Fed researcher sets out vision for government cryptocurrency

Fed researcher sets out vision for government cryptocurrency

A senior researcher at the Federal Reserve Bank of St Louis has floated the idea of a government-backed 'Fedcoin' that uses a bitcoin-style protocol but the US dollar as the monetary object, combining the best of cryptocurrencies and cash.

In a recent conference presentation and blogpost, St Louis Fed director of research David Andolfatto offers qualified support for bitcoin as a "potentially promising payment system". However, he argues, as money the cryptocurrency is hamstrung by its volatility in a US economy where the unit of account is the dollar.



Andolfatto suggests that there is one body able to solve the volatility problem: government. "And so, here is where the idea of Fedcoin comes in. Imagine that the Fed, as the core developer, makes available an open-source Bitcoin-like protocol (suitably modified) called Fedcoin. The key point is this: the Fed is in the unique position to credibly fix the exchange rate between Fedcoin and the USD".

While a private body pegging bitcoin to the dollar would lead to instability, there is no such risk for Fedcoin because the issue of running out of either it or USD to maintain a fixed exchange rate poses no problem for the Fed because it can just issue whatever is needed.

From the Fed's perspective, Andolfatto writes, Fedcoin can be viewed as just another denomination, like a $10 bill, that does not inhibit monetary policy. Meanwhile, people and businesses get all the benefits of bitcoin: low cost, P2P transactions to anyone in the world. And, like cash, Fedcoin wallets would be permissionless and free, making them easy to access for everyone.

"Finally, because Fedcoin, like cash, is a "push" (rather than "pull") payment system, it affords greater security against fraud (as when someone hacks into your account and pulls money out without your knowledge)."

Because Fedcoin, unlike cash, would leave a digital trail, the new currency should be spared KYC restrictions. Writes Andolfatto: "[T[he government seems able to live with not imposing KYC on physical cash transactions--why should it insist on KYC for digital cash transactions?"

In an acknowledgement that, for many, bitcoin's popularity is rooted in its separation from the state, Andolfatto stresses that Fedcoin would not be used as a way of killing competing digital currencies, but instead merely offering an alternative option.

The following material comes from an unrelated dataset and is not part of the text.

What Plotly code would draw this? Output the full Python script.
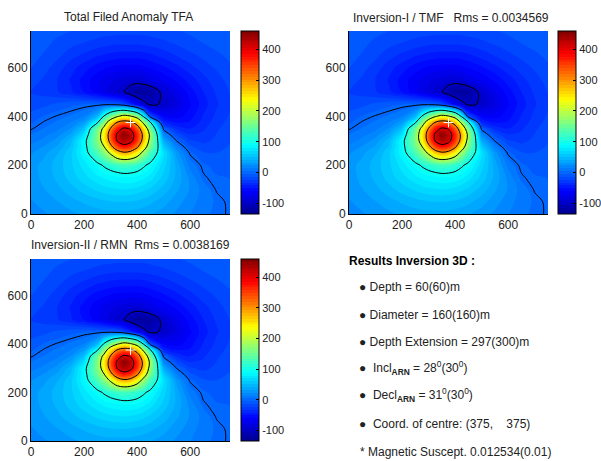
import plotly.graph_objects as go

GRID_X = [0, 50, 100, 150, 200, 250, 275, 300, 325, 350, 375, 400, 425, 450, 500, 550, 600, 650, 700, 750]
GRID_Y = [0, 50, 100, 150, 200, 250, 275, 300, 325, 350, 375, 400, 450, 500, 550, 600, 650, 700, 750]
ANOMALY = [
    [18, 22, 26, 30, 34, 37, 38, 38, 38, 38, 38, 37, 35, 33, 28, 21, 14, 7, 2, -1],
    [22, 27, 32, 38, 43, 47, 49, 50, 51, 51, 50, 49, 47, 44, 36, 27, 18, 9, 3, -2],
    [26, 32, 39, 47, 55, 62, 65, 67, 68, 69, 68, 66, 62, 58, 47, 34, 22, 10, -1, -4],
    [28, 35, 44, 55, 66, 76, 81, 84, 86, 88, 88, 86, 81, 74, 57, 39, 20, 1.5, -4, -5],
    [28, 36, 46, 58, 74, 92, 103, 112, 120, 125, 122, 115, 104, 92, 64, 38, 10, -3, -8, -7],
    [22, 30, 41, 58, 86, 130, 165, 210, 264, 288, 276, 236, 178, 128, 72, 28, -2, -13, -14, -11],
    [16, 24, 34, 52, 87, 150, 197, 280, 346, 379, 361, 311, 232, 158, 58, 14, -12, -20, -18, -13],
    [10, 17, 27, 47, 88, 160, 232, 325, 403, 432, 417, 359, 272, 175, 40, -1, -22, -26, -21, -16],
    [5, 11, 19, 35, 72, 160, 240, 336, 410, 455, 428, 370, 280, 185, 18, -18, -32, -31, -23, -17],
    [-1, 5, 11, 23, 52, 150, 216, 304, 375, 409, 396, 336, 252, 155, -5, -35, -42, -34, -25, -18],
    [-6, 1, 6, 14, 30, 95, 165, 244, 304, 329, 318, 272, 185, 105, -40, -52, -50, -38, -28, -20],
    [-10, -4, 1, 6, 14, 45, 105, 155, 195, 222, 208, 175, 93, -15, -62, -65, -55, -41, -30, -22],
    [-20, -17, -12, -8, -5, -5, -5, -6, -10, -20, -40, -65, -90, -106, -96, -80, -62, -46, -34, -25],
    [-24, -27, -32, -40, -52, -66, -75, -84, -92, -99, -115, -127, -127, -122, -91, -72, -56, -42, -31, -23],
    [-19, -25, -33, -43, -55, -67, -72, -77, -81, -84, -87, -88, -84, -76, -68, -58, -47, -36, -27, -20],
    [-14, -20, -28, -38, -47, -56, -59, -62, -64, -65, -65, -65, -63, -60, -53, -45, -36, -28, -22, -16],
    [-11, -15, -21, -29, -35, -41, -43, -45, -46, -47, -47, -47, -46, -44, -38, -32, -26, -21, -16, -12],
    [-9, -12, -16, -20, -24, -27, -29, -30, -31, -31, -31, -31, -30, -29, -26, -22, -18, -14, -11, -9],
    [-8, -9, -12, -14, -16, -18, -19, -19, -20, -20, -20, -20, -20, -19, -17, -15, -12, -10, -8, -7],
]
AXIS_TICKS = [0, 200, 400, 600]
BAR_TICKS = [-100, 0, 100, 200, 300, 400]
BAR_LABELS = ["-100", "0", "100", "200", "300", "400"]
CENTRE_X = [375]
CENTRE_Y = [375]
TITLES = [
    "Total Filed Anomaly TFA",
    "Inversion-I / TMF   Rms = 0.0034569",
    "Inversion-II / RMN  Rms = 0.0038169",
]
RESULT_LINES = [
    "\u25cf Depth = 60(60)m",
    "\u25cf Diameter = 160(160)m",
    "\u25cf Depth Extension = 297(300)m",
    "\u25cf  Incl<b><sub>ARN</sub></b> = 28<sup>0</sup>(30<sup>0</sup>)",
    "\u25cf  Decl<b><sub>ARN</sub></b> = 31<sup>0</sup>(30<sup>0</sup>)",
    "\u25cf  Coord. of centre: (375,\u00a0\u00a0\u00a0\u00a0375)",
    "* Magnetic Suscept. 0.012534(0.01)",
]

W, H = 601, 461
JET = [[0, "rgb(0,0,143)"], [0.125, "rgb(0,0,255)"], [0.375, "rgb(0,255,255)"],
       [0.625, "rgb(255,255,0)"], [0.875, "rgb(255,0,0)"], [1, "rgb(128,0,0)"]]
ZMIN, ZMAX = -135, 460
FONT = "Liberation Sans, Arial, sans-serif"
INK = "#222222"

# panel boxes in pixels: left, right, top, bottom, colourbar left
PANELS = [(31, 230, 31, 214, 241), (349, 548, 31, 214, 558), (31, 230, 259, 441, 241)]
TITLE_POS = [(128, 17), (451, 18), (130, 245)]

fig = go.Figure()
layout = dict(
    width=W, height=H, margin=dict(l=0, r=0, t=0, b=0, pad=0, autoexpand=False), autosize=False,
    paper_bgcolor="white", plot_bgcolor="white", showlegend=False,
    font=dict(family=FONT, size=12, color=INK),
    annotations=[],
)
for i, (l, r, t, b, cb) in enumerate(PANELS):
    s = "" if i == 0 else str(i + 1)
    fig.add_trace(go.Contour(
        x=GRID_X, y=GRID_Y, z=ANOMALY, xaxis="x" + s, yaxis="y" + s,
        colorscale=JET, zmin=ZMIN, zmax=ZMAX, autocontour=False,
        contours=dict(start=ZMIN, end=ZMAX, size=(ZMAX - ZMIN) / 64, coloring="fill", showlines=False),
        line=dict(width=0, smoothing=1.0), hoverinfo="skip",
        colorbar=dict(
            x=cb / W, xanchor="left", xpad=0, ypad=0, thickness=18, thicknessmode="pixels",
            lenmode="fraction", len=(b - t) / H, y=1 - (t + b) / 2 / H, yanchor="middle",
            outlinecolor="black", outlinewidth=1, tickvals=BAR_TICKS, ticktext=BAR_LABELS,
            ticks="inside", ticklen=3,
            tickcolor="black", tickfont=dict(family=FONT, size=11, color=INK),
        ),
    ))
    fig.add_trace(go.Contour(
        x=GRID_X, y=GRID_Y, z=ANOMALY, xaxis="x" + s, yaxis="y" + s,
        autocontour=False, showscale=False,
        contours=dict(start=BAR_TICKS[0], end=BAR_TICKS[-1], size=100, coloring="none"),
        line=dict(color="black", width=1, smoothing=1.0), hoverinfo="skip",
    ))
    fig.add_trace(go.Scatter(
        x=CENTRE_X, y=CENTRE_Y, xaxis="x" + s, yaxis="y" + s, mode="markers",
        marker=dict(symbol="cross-thin", size=7, line=dict(color="white", width=1)), hoverinfo="skip",
    ))
    axis = dict(range=[0, 750], tickvals=AXIS_TICKS, showgrid=False, zeroline=False, showline=True,
                linecolor="black", linewidth=1, ticks="", tickfont=dict(family=FONT, size=12, color=INK))
    layout["xaxis" + s] = dict(axis, domain=[l / W, r / W], anchor="y" + s)
    layout["yaxis" + s] = dict(axis, domain=[1 - b / H, 1 - t / H], anchor="x" + s)
    tx, ty = TITLE_POS[i]
    layout["annotations"].append(dict(
        text=TITLES[i], x=tx / W, y=1 - ty / H, xref="paper", yref="paper", showarrow=False,
        xanchor="center", yanchor="middle", font=dict(family=FONT, size=12, color=INK)))

layout["annotations"].append(dict(
    text="<b>Results Inversion 3D :</b>", x=347 / W, y=1 - 261 / H, xref="paper", yref="paper",
    showarrow=False, xanchor="left", yanchor="middle", font=dict(family=FONT, size=12, color="black")))
LINE_Y = [287, 315, 342, 368, 395, 424, 452]
LINE_X = [357, 357, 357, 357, 357, 357, 358]
for txt, px, py in zip(RESULT_LINES, LINE_X, LINE_Y):
    layout["annotations"].append(dict(
        text=txt, x=px / W, y=1 - py / H, xref="paper", yref="paper", showarrow=False,
        xanchor="left", yanchor="middle", font=dict(family=FONT, size=12, color=INK)))

fig.update_layout(**layout)
fig.write_html("out.html", config={"displayModeBar": False},
               post_script="document.body.style.margin='0';document.body.style.overflow='hidden';")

In a response to the Fed man's musings, Robert Sams, who works on the Ethereum cryptocurrency project, suggests that there are bigger implications for the financial system, writing: "Fedcoin would be better than credit than US Treasury Bills. Why would anyone use bank depo (and it’s creaky array of payment systems like ACH and Swift) given such an alternative?"

Comments: (5)

A Finextra member
A Finextra member 06 February, 2015, 16:25Be the first to give this comment the thumbs up 0 likes

So basically what the man is proposing is that the u.s. $ becomes a pegged side-chain to Bitcoin....that's fine with me ;)

i.e. [Pegged sidechain](http://www.blockstream.com/sidechains.pdf)

A Finextra member
A Finextra member 06 February, 2015, 19:531 like 1 like

Hummm, interesting idea. It should be debated.

Brett King
Brett King - Moven - New York 07 February, 2015, 18:05Be the first to give this comment the thumbs up 0 likes

Canada already did this with Mint Chip. Our failed because they didn't have the ability to influence payment mechanics. 

A Finextra member
A Finextra member 07 February, 2015, 19:08Be the first to give this comment the thumbs up 0 likes

Indeed the FED would like to keep matters checked as far as new money creation is concerned; still, both issues 'of running out of either it (Fedcoin) or USD to maintain a fixed exchange rate poses no problem for the Fed because it can just issue whatever is needed' and 'Fedcoin, unlike cash, would leave a digital trail' seem rather worrysome from a free market perspective, albeit unavoidable in the future.

Tom Hay
Tom Hay - Payment Systems Europe - London 08 February, 2015, 08:031 like 1 like

This would solve the US Faster Payments problem at a stroke. Fedcoin payments would be almost instantaneous and irrevocable, meeting the key requirements for Faster Payments. Requiring minimal infrastructure investment it would be hugely more cost-effective and faster to introduce than any of the options set out in the Fed's recent strategy paper. This is a great opportunity for the US to leapfrog the payments market, rather than continuing to play catch-up.